>> Begin Stored data

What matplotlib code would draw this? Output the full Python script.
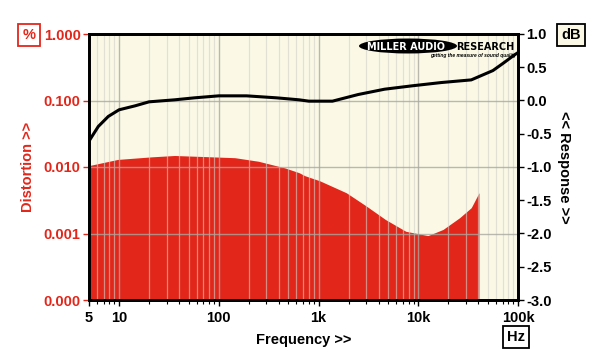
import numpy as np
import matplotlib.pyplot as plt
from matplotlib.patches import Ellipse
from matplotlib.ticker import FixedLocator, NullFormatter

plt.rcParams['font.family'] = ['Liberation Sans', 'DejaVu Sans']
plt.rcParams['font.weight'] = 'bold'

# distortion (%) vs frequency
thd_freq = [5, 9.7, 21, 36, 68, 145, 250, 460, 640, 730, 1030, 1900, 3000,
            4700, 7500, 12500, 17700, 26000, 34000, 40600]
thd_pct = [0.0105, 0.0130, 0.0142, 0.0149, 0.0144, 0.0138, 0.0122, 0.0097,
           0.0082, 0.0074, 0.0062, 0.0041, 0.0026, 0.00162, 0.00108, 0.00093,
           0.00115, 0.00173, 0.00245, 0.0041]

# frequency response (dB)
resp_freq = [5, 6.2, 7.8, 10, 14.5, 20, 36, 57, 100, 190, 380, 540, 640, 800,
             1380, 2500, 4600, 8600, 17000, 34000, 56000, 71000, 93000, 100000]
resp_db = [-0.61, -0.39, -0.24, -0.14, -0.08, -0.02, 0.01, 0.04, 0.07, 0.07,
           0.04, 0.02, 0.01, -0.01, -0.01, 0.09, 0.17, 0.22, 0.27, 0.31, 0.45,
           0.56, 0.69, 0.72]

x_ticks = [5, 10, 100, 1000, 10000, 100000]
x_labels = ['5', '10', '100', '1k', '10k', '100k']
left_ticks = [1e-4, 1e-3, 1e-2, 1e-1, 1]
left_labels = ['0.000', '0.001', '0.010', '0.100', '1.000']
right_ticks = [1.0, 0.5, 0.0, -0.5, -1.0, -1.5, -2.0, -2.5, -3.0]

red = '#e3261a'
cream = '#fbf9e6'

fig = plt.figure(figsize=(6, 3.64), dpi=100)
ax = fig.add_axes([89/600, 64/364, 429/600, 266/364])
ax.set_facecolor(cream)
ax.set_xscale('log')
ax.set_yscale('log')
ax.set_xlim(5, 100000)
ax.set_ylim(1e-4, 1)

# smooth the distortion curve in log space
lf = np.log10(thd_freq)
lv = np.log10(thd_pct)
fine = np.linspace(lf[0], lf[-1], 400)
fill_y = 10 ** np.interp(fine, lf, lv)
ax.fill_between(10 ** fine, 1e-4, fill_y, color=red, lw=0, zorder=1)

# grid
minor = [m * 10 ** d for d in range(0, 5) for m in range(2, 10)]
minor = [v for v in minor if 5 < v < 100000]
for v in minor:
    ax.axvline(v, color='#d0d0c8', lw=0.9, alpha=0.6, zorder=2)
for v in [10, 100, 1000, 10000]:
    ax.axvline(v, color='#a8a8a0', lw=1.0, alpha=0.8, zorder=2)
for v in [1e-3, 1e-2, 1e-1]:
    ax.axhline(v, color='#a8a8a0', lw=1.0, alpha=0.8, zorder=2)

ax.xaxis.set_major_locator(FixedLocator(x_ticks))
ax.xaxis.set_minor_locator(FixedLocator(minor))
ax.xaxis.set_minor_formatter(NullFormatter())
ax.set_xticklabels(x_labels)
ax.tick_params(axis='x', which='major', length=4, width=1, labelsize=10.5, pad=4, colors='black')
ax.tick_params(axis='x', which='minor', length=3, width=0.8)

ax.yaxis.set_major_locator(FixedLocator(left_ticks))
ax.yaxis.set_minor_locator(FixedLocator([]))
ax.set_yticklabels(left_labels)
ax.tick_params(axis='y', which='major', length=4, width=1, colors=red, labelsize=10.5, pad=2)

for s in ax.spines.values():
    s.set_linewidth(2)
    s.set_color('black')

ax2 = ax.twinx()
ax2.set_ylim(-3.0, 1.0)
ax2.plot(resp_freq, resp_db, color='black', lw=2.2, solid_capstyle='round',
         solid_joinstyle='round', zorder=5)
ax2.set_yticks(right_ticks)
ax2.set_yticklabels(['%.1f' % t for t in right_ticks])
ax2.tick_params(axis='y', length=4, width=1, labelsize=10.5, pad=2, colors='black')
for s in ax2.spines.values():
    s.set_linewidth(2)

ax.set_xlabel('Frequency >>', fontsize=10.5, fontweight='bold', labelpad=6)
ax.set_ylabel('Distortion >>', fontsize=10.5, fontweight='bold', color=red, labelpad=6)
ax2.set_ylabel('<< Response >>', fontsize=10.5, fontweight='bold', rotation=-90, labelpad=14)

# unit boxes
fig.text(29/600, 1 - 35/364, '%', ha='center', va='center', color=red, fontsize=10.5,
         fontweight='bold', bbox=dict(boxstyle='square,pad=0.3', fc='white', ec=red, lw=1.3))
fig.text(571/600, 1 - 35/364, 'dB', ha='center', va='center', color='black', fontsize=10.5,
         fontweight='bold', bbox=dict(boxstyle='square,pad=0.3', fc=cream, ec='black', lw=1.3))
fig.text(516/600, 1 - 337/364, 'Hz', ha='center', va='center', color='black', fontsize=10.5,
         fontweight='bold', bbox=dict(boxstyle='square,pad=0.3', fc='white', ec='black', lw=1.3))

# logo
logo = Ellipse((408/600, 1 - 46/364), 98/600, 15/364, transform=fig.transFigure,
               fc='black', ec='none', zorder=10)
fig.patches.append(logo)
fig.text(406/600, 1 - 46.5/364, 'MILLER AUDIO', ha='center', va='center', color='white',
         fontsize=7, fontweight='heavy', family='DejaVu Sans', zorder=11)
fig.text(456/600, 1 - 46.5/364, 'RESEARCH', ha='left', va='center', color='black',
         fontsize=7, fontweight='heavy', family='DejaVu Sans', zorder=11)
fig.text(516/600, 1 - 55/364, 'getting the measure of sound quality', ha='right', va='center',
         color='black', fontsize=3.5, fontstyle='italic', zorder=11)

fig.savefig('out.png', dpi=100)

>> End Stored data

# [Exercise aim]
Extract, word for word, each line from the top of the data down to and including the line with "plt.rcParams['font.weight'] = 'bold'"; skip the pictures.

# [Result of this exercise]
What matplotlib code would draw this? Output the full Python script.
import numpy as np
import matplotlib.pyplot as plt
from matplotlib.patches import Ellipse
from matplotlib.ticker import FixedLocator, NullFormatter

plt.rcParams['font.family'] = ['Liberation Sans', 'DejaVu Sans']
plt.rcParams['font.weight'] = 'bold'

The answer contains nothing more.